Saved data entries:
____________________

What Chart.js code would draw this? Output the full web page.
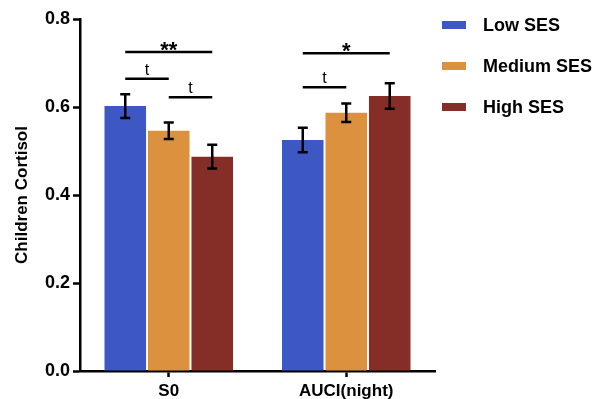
<!DOCTYPE html>
<html lang="en">
<head>
  <meta charset="UTF-8" />
  <title>Children Cortisol by SES</title>
  <script src="https://cdn.jsdelivr.net/npm/chart.js"></script>
  <style>
    html, body { margin: 0; padding: 0; background: #fff; }
    #wrap { width: 604px; height: 399px; }
  </style>
</head>
<body>
  <div id="wrap"><canvas id="chart" width="604" height="399"></canvas></div>

  <script>
    // data
    const categories = ["S0", "AUCI(night)"];
    const groups = ["Low SES", "Medium SES", "High SES"];
    const lowMean = [0.602, 0.525];
    const medMean = [0.546, 0.587];
    const highMean = [0.487, 0.625];
    const lowErr = [0.027, 0.028];
    const medErr = [0.019, 0.021];
    const highErr = [0.027, 0.029];
    const yTicks = [0, 0.2, 0.4, 0.6, 0.8];

    // significance brackets: category, from group, to group, height, label
    const sigCat = [0, 0, 0, 1, 1];
    const sigFrom = [0, 0, 1, 0, 0];
    const sigTo = [2, 1, 2, 2, 1];
    const sigY = [0.725, 0.664, 0.622, 0.722, 0.645];
    const sigText = ["**", "t", "t", "*", "t"];

    const colors = ["#3d57c5", "#db913d", "#852d27"];
    const FONT = "'Liberation Sans', Arial, sans-serif";

    const errorBars = {
      id: "errorBars",
      afterDatasetsDraw(chart) {
        const ctx = chart.ctx, y = chart.scales.y;
        const errs = [lowErr, medErr, highErr];
        ctx.save();
        ctx.strokeStyle = "#000";
        ctx.lineWidth = 2.5;
        chart.data.datasets.forEach((ds, i) => {
          chart.getDatasetMeta(i).data.forEach((bar, j) => {
            const top = y.getPixelForValue(ds.data[j] + errs[i][j]);
            const bot = y.getPixelForValue(ds.data[j] - errs[i][j]);
            ctx.beginPath();
            ctx.moveTo(bar.x, top); ctx.lineTo(bar.x, bot);
            ctx.moveTo(bar.x - 5, top); ctx.lineTo(bar.x + 5, top);
            ctx.moveTo(bar.x - 5, bot); ctx.lineTo(bar.x + 5, bot);
            ctx.stroke();
          });
        });
        ctx.restore();
      }
    };

    const brackets = {
      id: "brackets",
      afterDatasetsDraw(chart) {
        const ctx = chart.ctx, y = chart.scales.y;
        ctx.save();
        ctx.strokeStyle = "#000";
        ctx.fillStyle = "#000";
        ctx.lineWidth = 2.5;
        ctx.textAlign = "center";
        ctx.textBaseline = "alphabetic";
        sigText.forEach((txt, k) => {
          const x1 = chart.getDatasetMeta(sigFrom[k]).data[sigCat[k]].x;
          const x2 = chart.getDatasetMeta(sigTo[k]).data[sigCat[k]].x;
          const py = y.getPixelForValue(sigY[k]);
          ctx.beginPath();
          ctx.moveTo(x1, py); ctx.lineTo(x2, py);
          ctx.stroke();
          if (txt === "t") {
            ctx.font = "16px " + FONT;
            ctx.fillText(txt, (x1 + x2) / 2, py - 4);
          } else {
            ctx.font = "bold 22px " + FONT;
            ctx.fillText(txt, (x1 + x2) / 2, py + 5);
          }
        });
        ctx.restore();
      }
    };

    const sideLegend = {
      id: "sideLegend",
      afterDraw(chart) {
        const ctx = chart.ctx;
        ctx.save();
        ctx.font = "bold 18px " + FONT;
        ctx.textBaseline = "middle";
        ctx.textAlign = "left";
        groups.forEach((g, i) => {
          const cy = 25 + i * 41;
          ctx.fillStyle = colors[i];
          ctx.fillRect(442, cy - 4, 24, 8);
          ctx.fillStyle = "#000";
          ctx.fillText(g, 483, cy + 1);
        });
        ctx.restore();
      }
    };

    new Chart(document.getElementById("chart"), {
      type: "bar",
      data: {
        labels: categories,
        datasets: [
          { label: groups[0], data: lowMean, backgroundColor: colors[0] },
          { label: groups[1], data: medMean, backgroundColor: colors[1] },
          { label: groups[2], data: highMean, backgroundColor: colors[2] }
        ]
      },
      options: {
        responsive: false,
        animation: false,
        categoryPercentage: 0.735,
        barPercentage: 0.955,
        layout: { padding: { top: 19, right: 169, left: 0, bottom: 0 } },
        plugins: { legend: { display: false }, tooltip: { enabled: false } },
        scales: {
          x: {
            grid: { display: true, drawOnChartArea: false, offset: false, tickLength: 6, tickColor: "#000", tickWidth: 2.5 },
            border: { display: true, color: "#000", width: 2.5 },
            ticks: { color: "#000", font: { family: FONT, size: 17, weight: "bold" }, padding: 4 },
            afterFit(s) { s.height = 28; }
          },
          y: {
            min: 0,
            max: 0.8,
            afterBuildTicks(s) { s.ticks = yTicks.map(v => ({ value: v })); },
            grid: { display: true, drawOnChartArea: false, tickLength: 7, tickColor: "#000", tickWidth: 2.5 },
            border: { display: true, color: "#000", width: 2.5 },
            ticks: {
              color: "#000",
              padding: 3,
              font: { family: FONT, size: 18, weight: "bold" },
              callback: v => v.toFixed(1)
            },
            title: {
              display: true,
              text: "Children Cortisol",
              color: "#000",
              font: { family: FONT, size: 17, weight: "bold" },
              padding: { top: 12, bottom: 4 }
            },
            afterFit(s) { s.width = 80; }
          }
        }
      },
      plugins: [errorBars, brackets, sideLegend]
    });
  </script>
</body>
</html>
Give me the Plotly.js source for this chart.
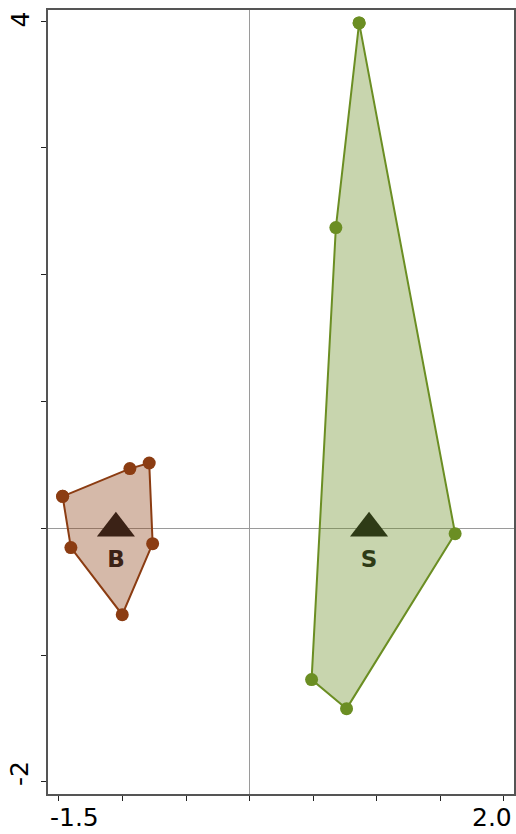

____________________

**EXERCISE DETAILS**
Track down every line with the word "this" and copy it.

**EXPECTED OUTPUT**
What Chart.js code would draw this? Output the full web page.
Give me the Plotly.js source for this chart.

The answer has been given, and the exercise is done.